Is there a criteria goods have to meet before you stock them?

That’s a really good question because sustainability is in the eye of the beholder to some degree. We will not list certain products to protect our customers from products we believe are not sustainably produced, but that will not be set in stone as we all have a responsibility to be open to developing our understanding of what being sustainable means.

We will also help customers better understand the different ways in which our products are sustainable so they can find the products that match their values.

Is your model the 'future of supermarket shopping'?

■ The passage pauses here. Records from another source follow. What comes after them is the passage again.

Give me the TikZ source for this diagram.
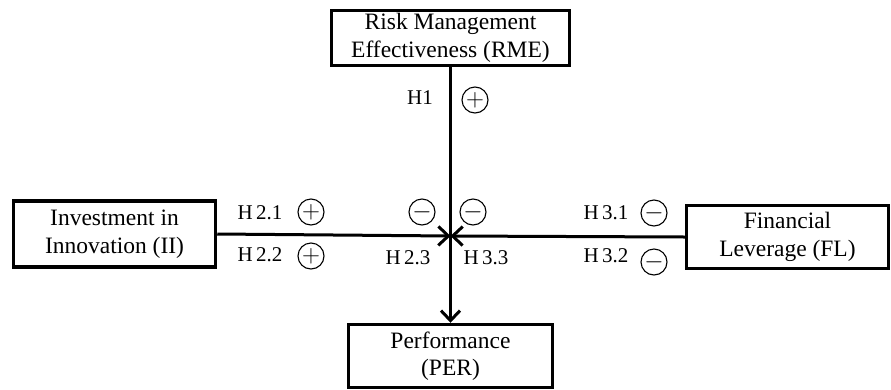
\documentclass[tikz,border=0pt]{standalone}
\usepackage{fontspec}
\setmainfont{Liberation Serif}
\usepackage{tikz}
\usetikzlibrary{positioning,arrows.meta}
\tikzset{
  box/.style={rectangle,draw=black,line width=3.5pt,align=center,inner sep=0pt,font=\fontsize{23.5}{27.5}\selectfont},
  sign/.style={circle,draw=black,line width=1.1pt,minimum size=26pt,inner sep=0pt,font=\fontsize{29}{29}\selectfont},
  hyp/.style={inner sep=0pt,font=\fontsize{21}{21}\selectfont},
  link/.style={-{Straight Barb[length=10pt,width=19pt]},line width=3pt}
}

\begin{document}
\begin{tikzpicture}[x=1pt,y=-1pt]
  \useasboundingbox (0,0) rectangle (891,389);
  \node[box,minimum width=238pt,minimum height=55pt] (rme) at (450.5,38) {Risk Management\\Effectiveness (RME)};
  \node[box,minimum width=202pt,minimum height=66pt] (ii) at (114.5,234) {Investment in\\Innovation (II)};
  \node[box,minimum width=202pt,minimum height=63pt] (fl) at (787.5,237) {Financial\\Leverage (FL)};
  \node[box,minimum width=204pt,minimum height=63pt] (per) at (450.5,356) {Performance\\(PER)};
  \coordinate (hub) at (450.5,236);
  \draw[link] (rme) -- (per);
  \draw[link] (ii.east) -- (hub);
  \draw[link] (fl.west) -- (hub);
  % hypothesis labels
  \node[hyp] (h1) at (420,98) {H1};
  \node[sign] (s1) at (475,100) {$+$};
  \node[hyp] (h21) at (260,213) {H\,2.1};
  \node[sign] (s21) at (311,212) {$+$};
  \node[hyp] (h22) at (260,255) {H\,2.2};
  \node[sign] (s22) at (311,256) {$+$};
  \node[sign] (s23) at (422,212) {$-$};
  \node[hyp] (h23) at (408,258) {H\,2.3};
  \node[sign] (s33) at (473,212) {$-$};
  \node[hyp] (h33) at (486,258) {H\,3.3};
  \node[hyp] (h31) at (606,213) {H\,3.1};
  \node[sign] (s31) at (654,213) {$-$};
  \node[hyp] (h32) at (606,256) {H\,3.2};
  \node[sign] (s32) at (654,262) {$-$};
\end{tikzpicture}
\end{document}
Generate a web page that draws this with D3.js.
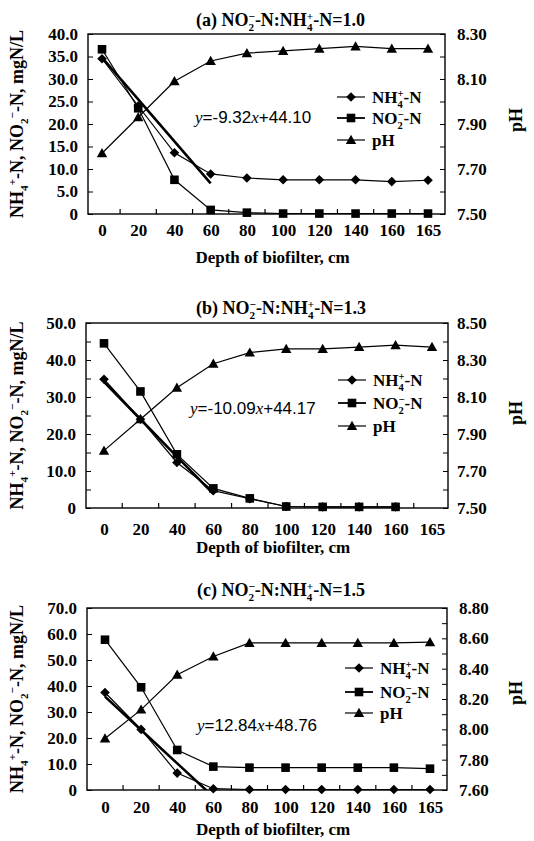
<!DOCTYPE html>
<html><head><meta charset="utf-8">
<script src="https://cdnjs.cloudflare.com/ajax/libs/d3/7.8.5/d3.min.js"></script>
<style>body{margin:0;background:#fff}</style>
</head><body><svg id="c" width="534" height="841"></svg>
<script>
// ---------- DATA ----------
const depths = ["0","20","40","60","80","100","120","140","160","165"];

const aNH4 = [34.5, 24.0, 13.6, 8.9, 8.0, 7.6, 7.6, 7.6, 7.2, 7.5];
const aNO2 = [36.6, 23.5, 7.6, 0.9, 0.3, 0.1, 0.1, 0.1, 0.1, 0.1];
const aPH  = [7.77, 7.93, 8.09, 8.18, 8.215, 8.225, 8.235, 8.245, 8.235, 8.235];

const bNH4 = [34.8, 24.0, 12.3, 4.7, 2.5, 0.4, 0.3, 0.3, 0.3, null];
const bNO2 = [44.5, 31.5, 14.5, 5.3, 2.6, 0.4, 0.3, 0.3, 0.3, null];
const bPH  = [7.81, 7.98, 8.15, 8.28, 8.34, 8.36, 8.36, 8.37, 8.38, 8.37];

const cNH4 = [37.5, 23.3, 6.5, 0.5, 0.2, 0.2, 0.2, 0.2, 0.2, 0.2];
const cNO2 = [57.8, 39.5, 15.4, 9.0, 8.6, 8.6, 8.6, 8.6, 8.6, 8.2];
const cPH  = [7.94, 8.13, 8.36, 8.48, 8.57, 8.57, 8.57, 8.57, 8.57, 8.575];

const panelLetters = ["(a)", "(b)", "(c)"];
const ratios = ["1.0", "1.3", "1.5"];
const fitSlopes = [-9.32, -10.09, -12.84];
const fitIntercepts = [44.10, 44.17, 48.76];
const fitSlopeText = ["-9.32", "-10.09", "12.84"];
const fitInterceptText = ["44.10", "44.17", "48.76"];
const fitIndex = [1, 2, 3, 4];           // x of regression = category index (0..60 cm)

const leftMax = [40, 50, 70];
const leftLabelStep = [5, 10, 10];
const leftTickStep = [5, 5, 10];
const rightDomain = [[7.5, 8.3], [7.5, 8.5], [7.6, 8.8]];
const rightLabelStep = 0.2, rightTickStep = 0.1;

const xTitle = "Depth of biofilter, cm";

// ---------- LAYOUT ----------
const layout = [
  {top:34, bottom:214, left:88, right:445, p0:102, p1:428, titleY:26, tickPad:10, xtitleY:263, legX:337, legY:[97,118,140], eqX:195, eqY:123, phY:120},
  {top:323, bottom:508, left:86, right:448, p0:104, p1:432, titleY:314, tickPad:15, xtitleY:553, legX:338, legY:[380,403,426], eqX:190, eqY:414, phY:413},
  {top:608, bottom:790, left:87, right:447, p0:105, p1:430, titleY:596, tickPad:11, xtitleY:835, legX:345, legY:[668,692,713], eqX:197, eqY:731, phY:693}
];
const series = [[aNH4, aNO2, aPH], [bNH4, bNO2, bPH], [cNH4, cNO2, cPH]];

const SERIF = "'Liberation Serif','Times New Roman',serif";
const SANS = "'Liberation Sans',Arial,sans-serif";
const svg = d3.select("#c");

function addChem(text, segs, fs){
  let pend = 0;
  const small = fs*0.62;
  segs.forEach(s=>{
    if(typeof s === "string"){
      const t = text.append("tspan").text(s);
      if(pend){ t.attr("dy", pend); pend = 0; }
    } else if(s.stack){
      text.append("tspan").attr("dy", pend + fs*0.3).attr("font-size", small).text(s.sub);
      text.append("tspan").attr("dx", -small*0.5).attr("dy", -fs*0.65).attr("font-size", small).text(s.sup);
      pend = fs*0.35;
    } else if(s.sub){
      text.append("tspan").attr("dy", pend + fs*0.3).attr("font-size", small).text(s.sub);
      pend = -fs*0.3;
    } else if(s.sup){
      text.append("tspan").attr("dy", pend - fs*0.4).attr("font-size", small).text(s.sup);
      pend = fs*0.4;
    }
  });
}

function markerPath(type){
  if(type===0) return "M0,-4.8L4.8,0L0,4.8L-4.8,0Z";
  if(type===1) return "M-4.3,-4.3H4.3V4.3H-4.3Z";
  return "M0,-5.2L5.2,4H-5.2Z";
}

layout.forEach((L, pi)=>{
  const g = svg.append("g");
  const x = d3.scalePoint().domain(depths).range([L.p0, L.p1]);
  const yL = d3.scaleLinear().domain([0, leftMax[pi]]).range([L.bottom, L.top]);
  const yR = d3.scaleLinear().domain(rightDomain[pi]).range([L.bottom, L.top]);

  const cid = "clip"+pi;
  svg.append("clipPath").attr("id", cid).append("rect")
    .attr("x", L.left).attr("y", L.top).attr("width", L.right-L.left).attr("height", L.bottom-L.top);

  // left axis
  const lt = d3.range(0, leftMax[pi]+0.001, leftTickStep[pi]);
  const ll = d3.range(0, leftMax[pi]+0.001, leftLabelStep[pi]);
  g.append("g").attr("transform", `translate(${L.left},0)`)
    .call(d3.axisLeft(yL).tickValues(lt).tickSize(-5).tickSizeOuter(0).tickFormat(""))
    .call(a=>a.select(".domain").remove());
  g.append("g").attr("transform", `translate(${L.left},0)`)
    .call(d3.axisLeft(yL).tickValues(ll).tickSize(0).tickPadding(10).tickFormat(v=> v===0 ? "0" : d3.format(".1f")(v)))
    .call(a=>a.select(".domain").remove())
    .selectAll("text").attr("font-family", SERIF).attr("font-weight","bold").attr("font-size",17).attr("fill","#000");

  // right axis
  const rd = rightDomain[pi];
  const rt = d3.range(rd[0], rd[1]+0.0001, rightTickStep);
  const rl = d3.range(rd[0], rd[1]+0.0001, rightLabelStep);
  g.append("g").attr("transform", `translate(${L.right},0)`)
    .call(d3.axisRight(yR).tickValues(rt).tickSize(-5).tickSizeOuter(0).tickFormat(""))
    .call(a=>a.select(".domain").remove());
  g.append("g").attr("transform", `translate(${L.right},0)`)
    .call(d3.axisRight(yR).tickValues(rl).tickSize(0).tickPadding(pi===1?9:12).tickFormat(d3.format(".2f")))
    .call(a=>a.select(".domain").remove())
    .selectAll("text").attr("font-family", SERIF).attr("font-weight","bold").attr("font-size",17).attr("fill","#000");

  // bottom axis labels
  g.append("g").attr("transform", `translate(0,${L.bottom})`)
    .call(d3.axisBottom(x).tickSize(0).tickPadding(L.tickPad))
    .call(a=>a.select(".domain").remove())
    .selectAll("text").attr("font-family", SERIF).attr("font-weight","bold").attr("font-size",17).attr("fill","#000");
  const mids = d3.range(depths.length-1).map(i=> (x(depths[i])+x(depths[i+1]))/2);
  g.append("g").selectAll("line").data(mids).join("line")
    .attr("x1", d=>d).attr("x2", d=>d).attr("y1", L.bottom).attr("y2", L.bottom-5)
    .attr("stroke","#000").attr("stroke-width",1.2);

  // frame
  g.append("rect").attr("x", L.left).attr("y", L.top).attr("width", L.right-L.left).attr("height", L.bottom-L.top)
    .attr("fill","none").attr("stroke","#000").attr("stroke-width",1.4);

  const plot = g.append("g").attr("clip-path", `url(#${cid})`);
  const data = series[pi];
  const scales = [yL, yL, yR];
  const fit = fitIndex.map(i=>({i, v: fitSlopes[pi]*i + fitIntercepts[pi]}));
  plot.append("path").datum(fit)
    .attr("d", d3.line().x(d=>x(depths[d.i-1])).y(d=>yL(d.v)))
    .attr("fill","none").attr("stroke","#000").attr("stroke-width",2.6);

  data.forEach((arr, si)=>{
    const pts = arr.map((v,i)=>({d:depths[i], v})).filter(p=>p.v!==null);
    const ys = scales[si];
    plot.append("path").datum(pts)
      .attr("d", d3.line().x(p=>x(p.d)).y(p=>ys(p.v)))
      .attr("fill","none").attr("stroke","#000").attr("stroke-width",1.2);
  });
  data.forEach((arr, si)=>{
    const pts = arr.map((v,i)=>({d:depths[i], v})).filter(p=>p.v!==null);
    const ys = scales[si];
    g.append("g").selectAll("path").data(pts).join("path")
      .attr("transform", p=>`translate(${x(p.d)},${ys(p.v)})`)
      .attr("d", markerPath(si)).attr("fill","#000");
  });

  // title
  const t = g.append("text").attr("x", (L.left+L.right)/2 + 14).attr("y", L.titleY)
    .attr("text-anchor","middle").attr("font-family", SERIF).attr("font-weight","bold").attr("font-size",18);
  addChem(t, [panelLetters[pi]+" NO", {stack:true, sub:"2", sup:"\u2212"}, "-N:NH", {stack:true, sub:"4", sup:"+"}, "-N=" + ratios[pi]], 18);

  // x title
  g.append("text").attr("x", (L.left+L.right)/2 + 6).attr("y", L.xtitleY).attr("text-anchor","middle")
    .attr("font-family", SERIF).attr("font-weight","bold").attr("font-size",17).text(xTitle);

  // left y title
  const yt = g.append("text").attr("transform", `translate(23,${(L.top+L.bottom)/2}) rotate(-90)`)
    .attr("text-anchor","middle").attr("font-family", SERIF).attr("font-weight","bold").attr("font-size",18);
  addChem(yt, ["NH", {sub:"4"}, {sup:"+"}, "-N, NO", {sub:"2"}, {sup:"\u2212"}, "-N, mgN/L"], 18);

  // right y title
  g.append("text").attr("transform", `translate(522,${L.phY}) rotate(-90)`)
    .attr("text-anchor","middle").attr("font-family", SERIF).attr("font-weight","bold").attr("font-size",18).text("pH");

  // equation
  const eq = g.append("text").attr("x", L.eqX).attr("y", L.eqY).attr("font-size",17).attr("font-family", SANS);
  eq.append("tspan").attr("font-family", SERIF).attr("font-style","italic").text("y");
  eq.append("tspan").text("=" + fitSlopeText[pi]);
  eq.append("tspan").attr("font-family", SERIF).attr("font-style","italic").text("x");
  eq.append("tspan").text("+" + fitInterceptText[pi]);

  // legend
  const legLabels = [
    ["NH", {stack:true, sub:"4", sup:"+"}, "-N"],
    ["NO", {stack:true, sub:"2", sup:"\u2212"}, "-N"],
    ["pH"]
  ];
  legLabels.forEach((lab, k)=>{
    const ly = L.legY[k];
    g.append("line").attr("x1", L.legX).attr("x2", L.legX+28).attr("y1", ly).attr("y2", ly)
      .attr("stroke","#000").attr("stroke-width", k===1?1.8:1.2);
    g.append("path").attr("transform", `translate(${L.legX+14},${ly})`).attr("d", markerPath(k)).attr("fill","#000");
    const lt2 = g.append("text").attr("x", L.legX+35).attr("y", ly+6)
      .attr("font-family", SERIF).attr("font-size",17).attr("font-weight","bold");
    addChem(lt2, lab, 17);
  });
});
</script>
</body></html>
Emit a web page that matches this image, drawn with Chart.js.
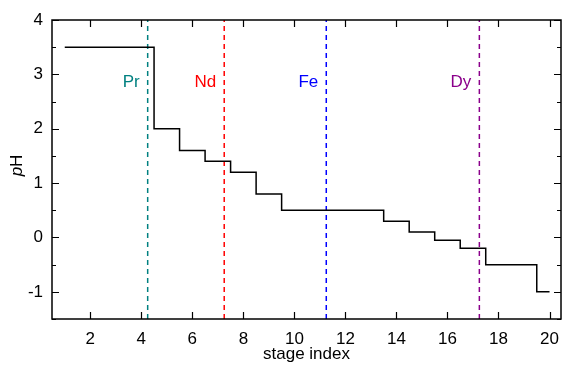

In more ways than one, we think. For a start, systems for reusable product containers are a necessary trend. You only need to see Hugh Fearnley Whittingstall picking out UK council's recycling from an illegal dump in Malaysia to see the limits to single-use product containers and recycling.

The impact of Greta Thunberg and Extinction Rebellion point the way to a growing demand for sustainable consumption and the fact we're seeing legislation on these issues and leading Brexiteers are competing on environmental creds, tells you a lot about how quickly the debate is moving.

We also think online has only really got started in groceries. It’s at 5-10% penetration depending on who you listen to, but a future transition to online is inevitable.

You’ve successfully raised £400k. What happens now?

This is the fun part. We are working with a range of experts, initially to do some very small scale testing. The plan is then to have 5-10% of our customers participating in a closed-loop trial from the autumn, before rolling it out to all customers next year.

We asked our customers who wanted to be one of the first 50 to participate in the initial trials, over 100 responded in less than an hour.